Exercise brief
Word for word, give the material below again, minus any images.

Records for processing
begin
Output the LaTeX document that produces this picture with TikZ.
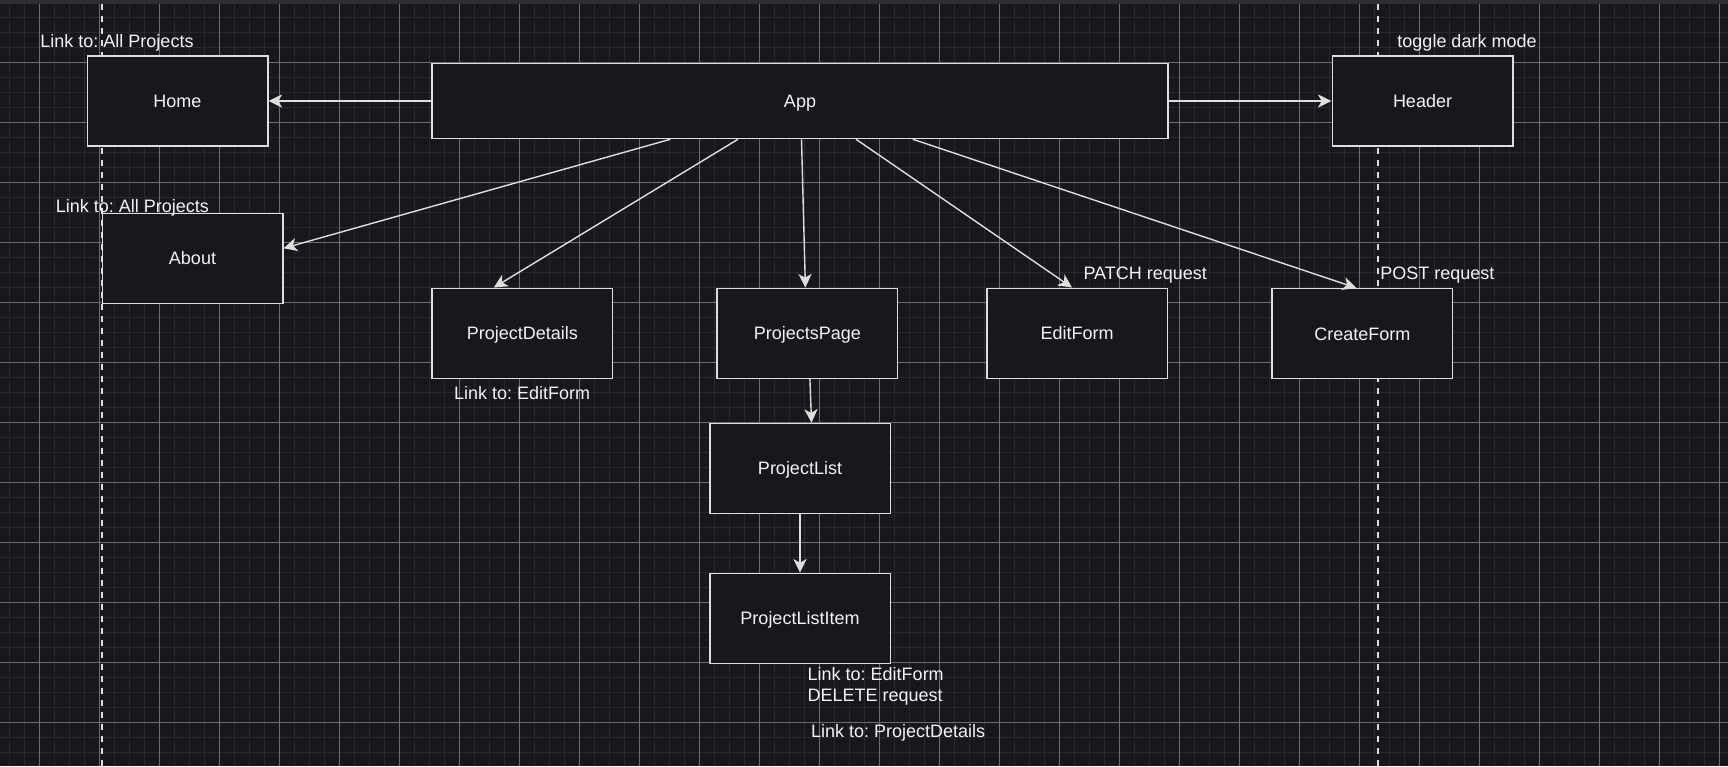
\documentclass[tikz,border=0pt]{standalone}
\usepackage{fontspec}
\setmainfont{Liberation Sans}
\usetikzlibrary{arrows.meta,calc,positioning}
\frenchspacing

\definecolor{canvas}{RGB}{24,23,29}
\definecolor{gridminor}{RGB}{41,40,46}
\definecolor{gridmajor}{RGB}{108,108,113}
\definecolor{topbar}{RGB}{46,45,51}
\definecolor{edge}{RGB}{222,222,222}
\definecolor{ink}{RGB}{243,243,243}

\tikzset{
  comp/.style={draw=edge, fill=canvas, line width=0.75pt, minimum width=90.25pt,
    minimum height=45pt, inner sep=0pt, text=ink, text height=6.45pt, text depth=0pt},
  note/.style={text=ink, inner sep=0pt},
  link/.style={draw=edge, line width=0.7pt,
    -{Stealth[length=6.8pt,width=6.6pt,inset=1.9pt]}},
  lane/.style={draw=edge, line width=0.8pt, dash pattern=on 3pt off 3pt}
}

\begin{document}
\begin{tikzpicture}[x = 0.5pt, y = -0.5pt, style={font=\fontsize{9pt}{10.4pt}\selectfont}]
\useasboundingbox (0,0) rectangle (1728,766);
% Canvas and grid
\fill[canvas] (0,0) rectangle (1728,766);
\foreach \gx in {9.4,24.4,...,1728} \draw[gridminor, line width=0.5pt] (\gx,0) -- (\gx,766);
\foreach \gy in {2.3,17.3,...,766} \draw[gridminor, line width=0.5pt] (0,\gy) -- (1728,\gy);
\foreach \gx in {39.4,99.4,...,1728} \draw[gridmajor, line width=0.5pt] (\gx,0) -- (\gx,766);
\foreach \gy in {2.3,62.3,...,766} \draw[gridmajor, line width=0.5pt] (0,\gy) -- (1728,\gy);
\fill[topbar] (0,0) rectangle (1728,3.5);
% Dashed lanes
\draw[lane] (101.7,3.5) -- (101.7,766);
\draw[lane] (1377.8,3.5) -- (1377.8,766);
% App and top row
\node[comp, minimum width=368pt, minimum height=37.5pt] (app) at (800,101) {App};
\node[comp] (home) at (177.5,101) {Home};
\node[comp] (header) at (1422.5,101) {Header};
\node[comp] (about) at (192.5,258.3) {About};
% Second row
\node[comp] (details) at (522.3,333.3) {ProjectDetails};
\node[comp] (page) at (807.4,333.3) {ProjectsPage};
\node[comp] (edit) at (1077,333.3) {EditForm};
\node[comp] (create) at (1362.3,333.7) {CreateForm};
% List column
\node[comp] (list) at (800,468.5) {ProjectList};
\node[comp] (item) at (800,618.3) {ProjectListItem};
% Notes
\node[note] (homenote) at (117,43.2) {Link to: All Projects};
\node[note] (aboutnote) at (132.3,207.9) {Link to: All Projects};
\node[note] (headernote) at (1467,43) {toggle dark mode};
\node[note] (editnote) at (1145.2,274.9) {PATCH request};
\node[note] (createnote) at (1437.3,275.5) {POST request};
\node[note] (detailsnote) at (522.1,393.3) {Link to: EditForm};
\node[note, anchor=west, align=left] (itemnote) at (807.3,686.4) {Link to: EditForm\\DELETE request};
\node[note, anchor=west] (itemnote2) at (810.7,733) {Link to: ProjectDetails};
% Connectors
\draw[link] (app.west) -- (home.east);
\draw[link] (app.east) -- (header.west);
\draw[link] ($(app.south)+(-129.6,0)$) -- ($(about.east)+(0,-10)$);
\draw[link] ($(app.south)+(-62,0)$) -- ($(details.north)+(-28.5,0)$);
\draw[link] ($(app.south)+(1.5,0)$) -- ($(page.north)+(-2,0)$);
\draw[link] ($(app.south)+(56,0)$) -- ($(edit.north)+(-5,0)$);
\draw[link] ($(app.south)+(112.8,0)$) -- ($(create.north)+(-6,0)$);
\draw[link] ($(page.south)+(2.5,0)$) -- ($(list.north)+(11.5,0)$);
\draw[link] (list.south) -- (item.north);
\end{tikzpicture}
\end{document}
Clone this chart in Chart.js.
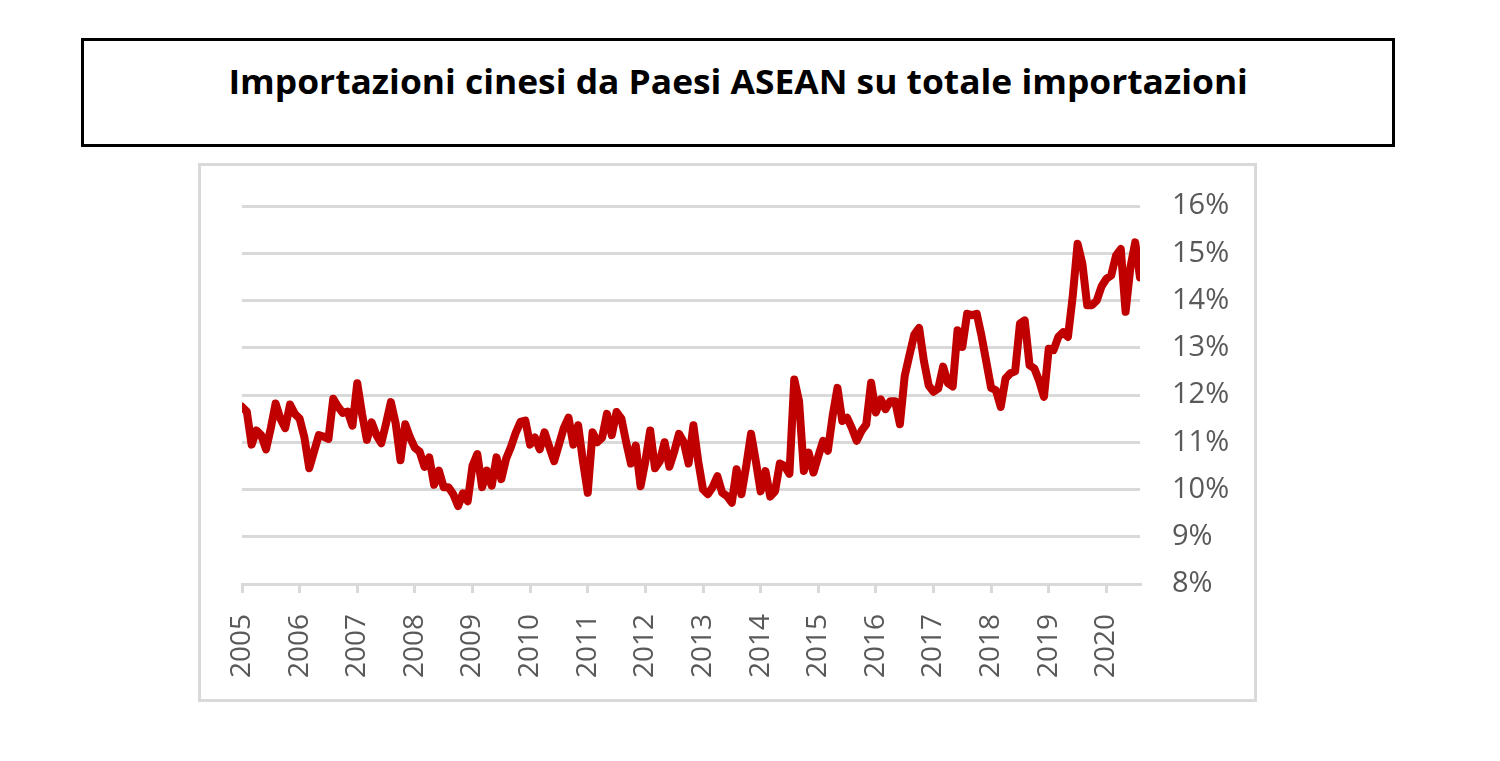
end
Result of the exercise
Output the LaTeX document that produces this picture with TikZ.
\documentclass[tikz,border=0pt]{standalone}
\usepackage{fontspec}
\setmainfont{Liberation Sans}
\usetikzlibrary{arrows.meta,calc,positioning}
\frenchspacing

\definecolor{canvas}{RGB}{24,23,29}
\definecolor{gridminor}{RGB}{41,40,46}
\definecolor{gridmajor}{RGB}{108,108,113}
\definecolor{topbar}{RGB}{46,45,51}
\definecolor{edge}{RGB}{222,222,222}
\definecolor{ink}{RGB}{243,243,243}

\tikzset{
  comp/.style={draw=edge, fill=canvas, line width=0.75pt, minimum width=90.25pt,
    minimum height=45pt, inner sep=0pt, text=ink, text height=6.45pt, text depth=0pt},
  note/.style={text=ink, inner sep=0pt},
  link/.style={draw=edge, line width=0.7pt,
    -{Stealth[length=6.8pt,width=6.6pt,inset=1.9pt]}},
  lane/.style={draw=edge, line width=0.8pt, dash pattern=on 3pt off 3pt}
}

\begin{document}
\begin{tikzpicture}[x = 0.5pt, y = -0.5pt, style={font=\fontsize{9pt}{10.4pt}\selectfont}]
\useasboundingbox (0,0) rectangle (1728,766);
% Canvas and grid
\fill[canvas] (0,0) rectangle (1728,766);
\foreach \gx in {9.4,24.4,...,1728} \draw[gridminor, line width=0.5pt] (\gx,0) -- (\gx,766);
\foreach \gy in {2.3,17.3,...,766} \draw[gridminor, line width=0.5pt] (0,\gy) -- (1728,\gy);
\foreach \gx in {39.4,99.4,...,1728} \draw[gridmajor, line width=0.5pt] (\gx,0) -- (\gx,766);
\foreach \gy in {2.3,62.3,...,766} \draw[gridmajor, line width=0.5pt] (0,\gy) -- (1728,\gy);
\fill[topbar] (0,0) rectangle (1728,3.5);
% Dashed lanes
\draw[lane] (101.7,3.5) -- (101.7,766);
\draw[lane] (1377.8,3.5) -- (1377.8,766);
% App and top row
\node[comp, minimum width=368pt, minimum height=37.5pt] (app) at (800,101) {App};
\node[comp] (home) at (177.5,101) {Home};
\node[comp] (header) at (1422.5,101) {Header};
\node[comp] (about) at (192.5,258.3) {About};
% Second row
\node[comp] (details) at (522.3,333.3) {ProjectDetails};
\node[comp] (page) at (807.4,333.3) {ProjectsPage};
\node[comp] (edit) at (1077,333.3) {EditForm};
\node[comp] (create) at (1362.3,333.7) {CreateForm};
% List column
\node[comp] (list) at (800,468.5) {ProjectList};
\node[comp] (item) at (800,618.3) {ProjectListItem};
% Notes
\node[note] (homenote) at (117,43.2) {Link to: All Projects};
\node[note] (aboutnote) at (132.3,207.9) {Link to: All Projects};
\node[note] (headernote) at (1467,43) {toggle dark mode};
\node[note] (editnote) at (1145.2,274.9) {PATCH request};
\node[note] (createnote) at (1437.3,275.5) {POST request};
\node[note] (detailsnote) at (522.1,393.3) {Link to: EditForm};
\node[note, anchor=west, align=left] (itemnote) at (807.3,686.4) {Link to: EditForm\\DELETE request};
\node[note, anchor=west] (itemnote2) at (810.7,733) {Link to: ProjectDetails};
% Connectors
\draw[link] (app.west) -- (home.east);
\draw[link] (app.east) -- (header.west);
\draw[link] ($(app.south)+(-129.6,0)$) -- ($(about.east)+(0,-10)$);
\draw[link] ($(app.south)+(-62,0)$) -- ($(details.north)+(-28.5,0)$);
\draw[link] ($(app.south)+(1.5,0)$) -- ($(page.north)+(-2,0)$);
\draw[link] ($(app.south)+(56,0)$) -- ($(edit.north)+(-5,0)$);
\draw[link] ($(app.south)+(112.8,0)$) -- ($(create.north)+(-6,0)$);
\draw[link] ($(page.south)+(2.5,0)$) -- ($(list.north)+(11.5,0)$);
\draw[link] (list.south) -- (item.north);
\end{tikzpicture}
\end{document}
Clone this chart in Chart.js.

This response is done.